CESCO – INTERVIEW: Lessons from commodity downturn still fresh in mind, Anglo American says

An environment of improved copper prices is unlikely to lead to the irrational exuberance of the previous commodities bull run, with harsh lessons learned and still at the forefront of minds, the head of Anglo American’s copper business said.

Speaking in an interview during the annual Cesco industry week in Santiago, Chile, Hennie Faul said that this more restrained attitude by miners is more likely to feed into the lack of new projects that is currently constraining future supply growth.

“I think the corporate memory is still fresh in everyone’s minds – lessons were learned. The prudence is still there; certainly in Anglo American Copper, our teams are totally focused on taking further costs out of the business,” Faul told Metal Bulletin. “I think the rest of the industry has got that focus too still.

“There hasn’t been any major change of chief executive officers so the ‘growth-at-all-cost’ approach that created the bubble is a long way behind us. If anything, a more cautious approach is going to the part of the problem of finding enough supply to come into the market,” he said.

The decline in copper prices during the global financial crisis of 2008-09 led to the postponement or downsizing of projects, which has in turn created a very thin pipeline of projects due on-stream in the coming years.

“Those projects that came through and didn’t shut down [due to productivity improvements and cost cutting efforts] made themselves more sustainable,” Faul said.

“We still have quite a prudent approach,” he added.

Fundamentals
The copper market is getting close to a supply-demand deficit in the short term, Faul said. The current imposition of tariffs on goods sent between China and the United States is causing some jitters and leading copper prices to fluctuate slightly “but the fundamentals are there for copper,” he noted.

“China’s fiscal process that it put in place and stuck by for the last two years has actually been quite impressive. The country surprised everybody. That has dampened copper growth slightly but it’s still good growth,” he told Metal Bulletin.

Copper’s growing role in the electrification of global mobility and a focus on decarbonization is also adding momentum to demand growth, he noted, although copper’s use in electric vehicles is “not a game-changer” for the metal.

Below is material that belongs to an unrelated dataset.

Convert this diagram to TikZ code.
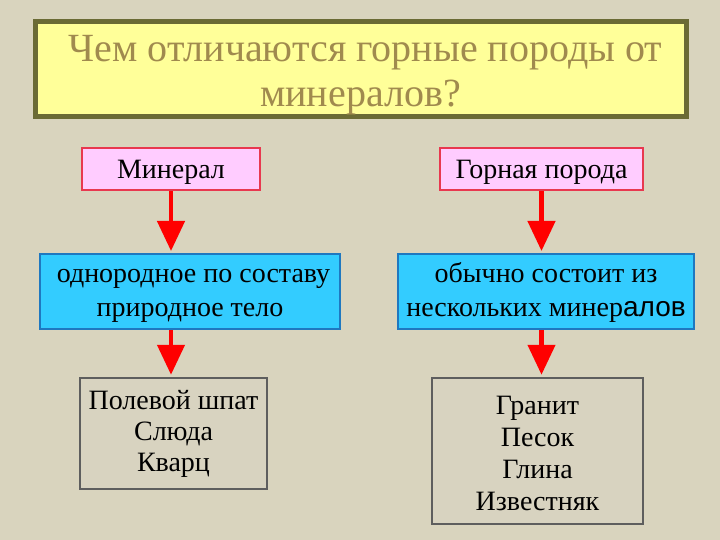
\documentclass[tikz,border=0pt]{standalone}
\usepackage{fontspec}
\setmainfont{Liberation Serif}
\setsansfont{Liberation Sans}
\usetikzlibrary{arrows.meta}

\definecolor{bgbeige}{HTML}{D9D4BE}
\definecolor{titlefill}{HTML}{FFFF99}
\definecolor{titleline}{HTML}{6B6B35}
\definecolor{titletext}{HTML}{A08A4E}
\definecolor{pinkfill}{HTML}{FFCCFF}
\definecolor{pinkline}{HTML}{E8384F}
\definecolor{bluefill}{HTML}{33CCFF}
\definecolor{blueline}{HTML}{1F78C0}
\definecolor{greyfill}{HTML}{D8D3C0}
\definecolor{greyline}{HTML}{5E5E5E}

\tikzset{
  textspan/.style 2 args={execute at begin node={\rule[-#1]{0pt}{#2}}},
  titlebox/.style={draw=titleline, line width=5pt, fill=titlefill, text=titletext,
    inner sep=0pt, align=center, font=\fontsize{40}{45}\selectfont,
    textspan={10pt}{95pt}},
  namebox/.style={draw=pinkline, line width=2pt, fill=pinkfill, inner sep=0pt,
    minimum height=42pt, font=\fontsize{28}{31}\selectfont, textspan={10pt}{40pt}},
  descbox/.style={draw=blueline, line width=2pt, fill=bluefill, inner sep=0pt,
    minimum height=75pt, align=center, font=\fontsize{28}{33.5}\selectfont,
    textspan={12pt}{73pt}},
  listbox/.style={draw=greyline, line width=2.5pt, fill=greyfill, inner sep=0pt,
    align=center}
}
\tikzset{
  flow/.style={red, line width=4.5pt, shorten >=2pt,
    -{Triangle[length=30pt,width=27pt]}}
}

\begin{document}
\begin{tikzpicture}[x=1pt,y=-1pt]
  \fill[bgbeige] (0,0) rectangle (720,540);
  \useasboundingbox (0,0) rectangle (720,540);

  \node[titlebox, minimum width=651pt, minimum height=95pt] (ttl) at (360.5,69.5)
    {\ Чем отличаются горные породы от\\минералов?};

  \node[namebox, minimum width=178pt] (mnr) at (171,169) {Минерал};
  \node[namebox, minimum width=203pt] (grp) at (541.5,169) {Горная порода};

  \node[descbox, minimum width=300pt] (mdsc) at (190,291.5)
    {\ однородное по составу\\природное тело};
  \node[descbox, minimum width=296pt] (gdsc) at (546,291.5)
    {обычно состоит из\\нескольких минер{\sffamily алов}};

  \node[listbox, font=\fontsize{28}{31}\selectfont, textspan={15pt}{105pt},
    minimum width=187pt, minimum height=111pt] (mlst) at (173.5,433.5)
    {Полевой шпат\\Слюда\\Кварц};
  \node[listbox, font=\fontsize{28}{31.7}\selectfont, textspan={12pt}{142pt},
    minimum width=211pt, minimum height=146pt] (glst) at (537.5,451)
    {Гранит\\Песок\\Глина\\Известняк};

  \draw[flow] (mnr.south) -- (mnr.south |- mdsc.north);
  \draw[flow] (grp.south) -- (grp.south |- gdsc.north);
  \draw[flow] (mdsc.south -| mnr.south) -- (mlst.north -| mnr.south);
  \draw[flow] (gdsc.south -| grp.south) -- (glst.north -| grp.south);
\end{tikzpicture}
\end{document}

“Whether you go low-, medium- or high-demand growth scenarios for electric vehicles, it’s all solid to the fundamentals of copper. There’s also the infrastructure, all the charging stations. The market still has strong demand growth from air conditioners, cabling and housing but it’s focused on more energy efficiency and this is where copper comes to the fore – it’s just so much more energy-efficient and underpins the fundamentals for copper,” he added.

For its part, Anglo American is focusing on smart mining, where technology can play a game-changing role in improving efficiency. This is not just in mining but also in exploration, geology, processing, logistics and marketing, Faul noted, with a push to use technology including automation and artificial intelligence.

The company has already applied artificial intelligence at its Los Bronces mine in Chile so that equipment knows when it needs to shut down and restart.

“We saved 4.6% on energy at Los Bronces in 2017 by more effective use of artificial intelligence,” Faul said.

“We have made ourselves uncomfortable by setting ourselves quite ambitious targets in our sustainability report but we believe these are tangible and we have committed to those ambitious goals. But that will also give us other benefits, including saving on energy, lower emissions and lower costs,” he added.